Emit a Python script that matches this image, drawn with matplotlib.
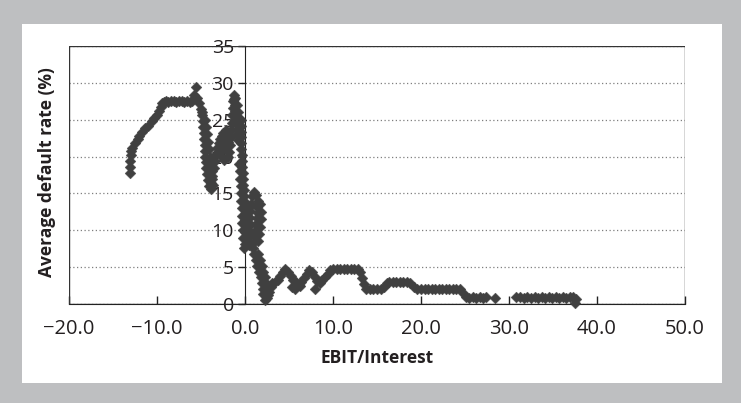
# Average default rate vs EBIT/Interest (scatter, diamond markers)
import matplotlib
matplotlib.use("Agg")
import matplotlib.pyplot as plt
from matplotlib.patches import Rectangle

plt.rcParams['font.family'] = ['Open Sans', 'DejaVu Sans']

# ---- data ----
ebit_interest = [
    # left arm rising to the 27.5 plateau
    -13.1, -13.1, -13.1, -13.0, -13.0, -12.8, -12.5, -12.2, -12.0, -11.7, -11.4,
    -11.0, -10.6, -10.3, -10.0, -9.8, -9.6, -9.4, -9.2, -9.0, -8.7, -8.4, -8.1,
    -7.8, -7.5, -7.2, -6.9, -6.6, -6.3, -6.0, -5.8, -5.6, -5.4,
    # drop to the first V
    -5.2, -5.0, -4.9, -4.8, -4.8, -4.7, -4.7, -4.6, -4.6, -4.5, -4.4, -4.4,
    -4.3, -4.2, -4.1, -3.9,
    -4.9, -4.6, -4.4, -4.3, -4.2, -4.1, -4.0, -3.9, -3.8, -3.7, -3.6,
    # rising arm, dip and spike
    -3.9, -3.7, -3.5, -3.4, -3.3, -3.2, -3.0, -2.8, -2.6, -2.4, -2.3, -2.1,
    -1.9, -1.8, -1.7, -1.6, -1.6, -1.5, -1.5, -1.4, -1.4, -1.3, -1.2, -1.1,
    -1.1, -1.0, -1.0, -0.9, -0.9, -0.8, -0.7, -0.6, -0.5, -0.5, -0.5, -0.4,
    -0.4, -0.4, -0.3, -0.3, -0.3, -0.2, -0.2, -0.2, -0.1, -0.1, 0.0, -0.1,
    0.0, 0.0, 0.1, 0.0, 0.1, 0.0, -0.1,
    -2.9, -2.6, -2.4, -2.7, -2.5, -2.2, -2.0, -1.9, -2.2,
    -1.1, -0.9, -0.8, -0.7,
    -0.7, -0.6, -0.6, -0.5, -0.4, -0.4, -0.3, -0.3, -0.3, -0.2, -0.2,
    # second column just right of zero
    0.3, 0.4, 0.5, 0.5, 0.6, 0.7, 0.8, 1.0, 1.3, 1.5, 1.4, 1.5, 1.4, 1.3, 1.2,
    1.1, 1.0, 0.9, 1.0, 1.2, 1.4, 1.6, 1.8, 1.9, 2.0, 2.1, 2.3,
    0.3, 0.3, 0.4, 0.3, 0.3, 0.4,
    1.7, 1.8, 1.8, 1.7, 1.6, 1.5,
    1.5, 1.7, 1.9, 2.1, 2.3, 2.4, 2.5, 2.6,
    # low region 2 - 14
    2.5, 2.7, 2.9, 3.1, 3.4, 3.7, 4.0, 4.3, 4.6, 4.9, 5.2, 5.5, 5.8, 6.1, 6.4,
    6.7, 7.0, 7.3, 7.6, 7.9, 8.2, 8.5, 8.8, 9.1, 9.4, 9.7, 10.0, 10.4, 10.8,
    11.2, 11.6, 12.0, 12.4, 12.8, 13.1, 13.3, 13.5, 13.8, 5.3, 5.7, 6.2, 8.0,
    # tail
    14.2, 14.6, 15.0, 15.4, 15.8, 16.1, 16.4, 16.8, 17.2, 17.6, 18.0, 18.4,
    18.8, 19.2, 19.6, 20.0, 20.4, 20.8, 21.2, 21.6, 22.0, 22.4, 22.8, 23.2,
    23.6, 24.0, 24.4, 24.8, 25.1, 25.5, 25.9, 26.3, 26.7, 27.1, 27.4, 28.4,
    30.8, 31.3, 31.7, 32.1, 32.5, 32.9, 33.3, 33.7, 34.1, 34.5, 34.9, 35.3,
    35.7, 36.1, 36.5, 36.9, 37.3, 37.5, 37.6,
]
default_rate = [
    17.8, 18.6, 19.4, 20.2, 20.8, 21.2, 21.8, 22.4, 22.8, 23.4, 23.9,
    24.2, 24.8, 25.3, 25.6, 26.2, 26.7, 27.2, 27.4, 27.6, 27.4, 27.5, 27.5,
    27.4, 27.5, 27.5, 27.4, 27.5, 27.4, 27.6, 28.3, 29.5, 28.0,
    27.2, 26.4, 25.6, 24.8, 24.0, 23.2, 22.4, 21.6, 20.8, 20.0, 19.2, 18.4,
    17.6, 16.8, 16.0, 15.6,
    26.0, 25.0, 24.0, 23.0, 22.0, 21.0, 20.0, 19.0, 18.0, 17.0, 16.2,
    16.4, 17.4, 18.4, 19.4, 20.4, 21.2, 21.8, 22.4, 22.8, 22.4, 21.6, 20.8,
    20.0, 20.6, 21.6, 22.6, 23.6, 24.6, 25.6, 26.6, 27.6, 28.4, 27.8, 27.0,
    26.2, 25.4, 24.6, 23.8, 23.0, 22.2, 23.0, 24.0, 25.0, 24.2, 23.4, 22.6,
    21.8, 21.0, 20.2, 19.4, 18.6, 17.8, 17.0, 16.2, 15.4, 14.6, 13.8, 13.0,
    12.2, 11.4, 10.6, 9.8, 9.0, 8.2, 7.6,
    20.5, 20.0, 19.6, 21.0, 23.2, 23.6, 23.0, 22.0, 21.4,
    28.0, 27.0, 26.0, 25.2,
    19.0, 18.0, 17.0, 16.0, 15.0, 14.0, 13.0, 12.0, 11.0, 10.0, 9.0,
    8.6, 9.6, 10.6, 11.6, 12.6, 13.6, 14.6, 15.2, 14.8, 14.0, 13.2, 12.4, 11.6,
    10.8, 10.0, 9.2, 8.4, 7.6, 6.8, 6.0, 5.2, 4.4, 3.6, 2.8, 2.0, 1.3, 0.5,
    13.0, 12.0, 11.0, 10.0, 9.0, 8.0,
    13.5, 12.5, 11.5, 10.5, 9.5, 8.5,
    6.8, 6.0, 5.2, 4.4, 3.6, 2.8, 2.0, 1.2,
    0.8, 1.6, 2.3, 2.8, 3.0, 3.2, 3.8, 4.3, 4.7, 4.4, 3.8, 3.3, 3.0, 2.6, 3.0,
    3.5, 4.1, 4.6, 4.3, 3.6, 3.1, 2.8, 3.2, 3.6, 4.1, 4.6, 4.8, 4.8, 4.8,
    4.8, 4.8, 4.8, 4.8, 4.7, 4.3, 3.5, 2.7, 2.1, 2.3, 2.1, 2.4, 2.1,
    2.0, 2.0, 2.0, 2.1, 2.3, 2.8, 3.0, 3.0, 3.0, 3.0, 3.0, 3.0,
    2.8, 2.3, 2.0, 2.1, 2.1, 2.1, 2.0, 2.1, 2.1, 2.0, 2.1, 2.1,
    2.0, 2.1, 2.0, 1.5, 0.9, 0.8, 1.0, 0.8, 1.0, 0.8, 1.0, 0.8,
    0.9, 0.9, 0.8, 0.9, 0.8, 0.9, 0.8, 0.9, 0.8, 0.9, 0.8, 0.9,
    0.8, 0.9, 0.8, 1.0, 0.9, 0.2, 0.7,
]

x_ticks = [-20, -10, 0, 10, 20, 30, 40, 50]
x_tick_labels = ['\u221220.0', '\u221210.0', '0.0', '10.0', '20.0', '30.0', '40.0', '50.0']
y_ticks = [0, 5, 10, 15, 20, 25, 30, 35]

text_col = '#231f20'
fig = plt.figure(figsize=(7.41, 4.03), dpi=100)
fig.patch.set_facecolor('#bebfc1')

# white panel behind the chart
bg = fig.add_axes([22 / 741, 1 - 383 / 403, 700 / 741, 359 / 403], zorder=-5)
bg.set_facecolor('white')
bg.set_xticks([])
bg.set_yticks([])
for s in bg.spines.values():
    s.set_visible(False)

ax = fig.add_axes([69 / 741, 1 - 304 / 403, 616 / 741, 258 / 403])
ax.set_facecolor('none')

ax.scatter(ebit_interest, default_rate, marker='D', s=30, color='#404040',
           edgecolors='#404040', linewidths=0.3, zorder=3, clip_on=False)

ax.set_xlim(-20, 50)
ax.set_ylim(0, 35)

# y axis crosses at x = 0, frame drawn as a box
for side in ['top', 'right']:
    ax.spines[side].set_visible(False)
ax.spines['left'].set_position(('data', 0))
ax.spines['left'].set_color('#222222')
ax.spines['bottom'].set_color('#222222')
ax.add_patch(Rectangle((0, 0), 1, 1, transform=ax.transAxes, fill=False,
                       edgecolor='#333333', linewidth=1.0, zorder=1))

ax.set_yticks(y_ticks)
ax.set_xticks(x_ticks)
ax.set_xticklabels(x_tick_labels)
ax.tick_params(axis='y', direction='out', length=5, width=1, pad=3,
               labelsize=14, labelcolor=text_col, color='#222222')
ax.tick_params(axis='x', direction='in', length=6, width=1, pad=11,
               labelsize=14.5, labelcolor=text_col, color='#222222')

ax.yaxis.grid(True, linestyle=(0, (1, 2)), color='#7f7f7f', linewidth=0.9)
ax.set_axisbelow(True)

ax.set_xlabel('EBIT/Interest', fontsize=12.5, fontweight='bold', color=text_col, labelpad=7)
fig.text(47 / 741, 1 - 172 / 403, 'Average default rate (%)', rotation=90,
         ha='center', va='center', fontsize=12.5, fontweight='bold', color=text_col)

plt.savefig('out.png', dpi=100)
# # # #
▶ [WHAT NEEDS TO BE DONE]
Exactly as they appear, print the lines of the listing above from its first line through the line that contains "from matplotlib.patches import Rectangle", minus the pictures.

▶ [ANSWER]
Emit a Python script that matches this image, drawn with matplotlib.
# Average default rate vs EBIT/Interest (scatter, diamond markers)
import matplotlib
matplotlib.use("Agg")
import matplotlib.pyplot as plt
from matplotlib.patches import Rectangle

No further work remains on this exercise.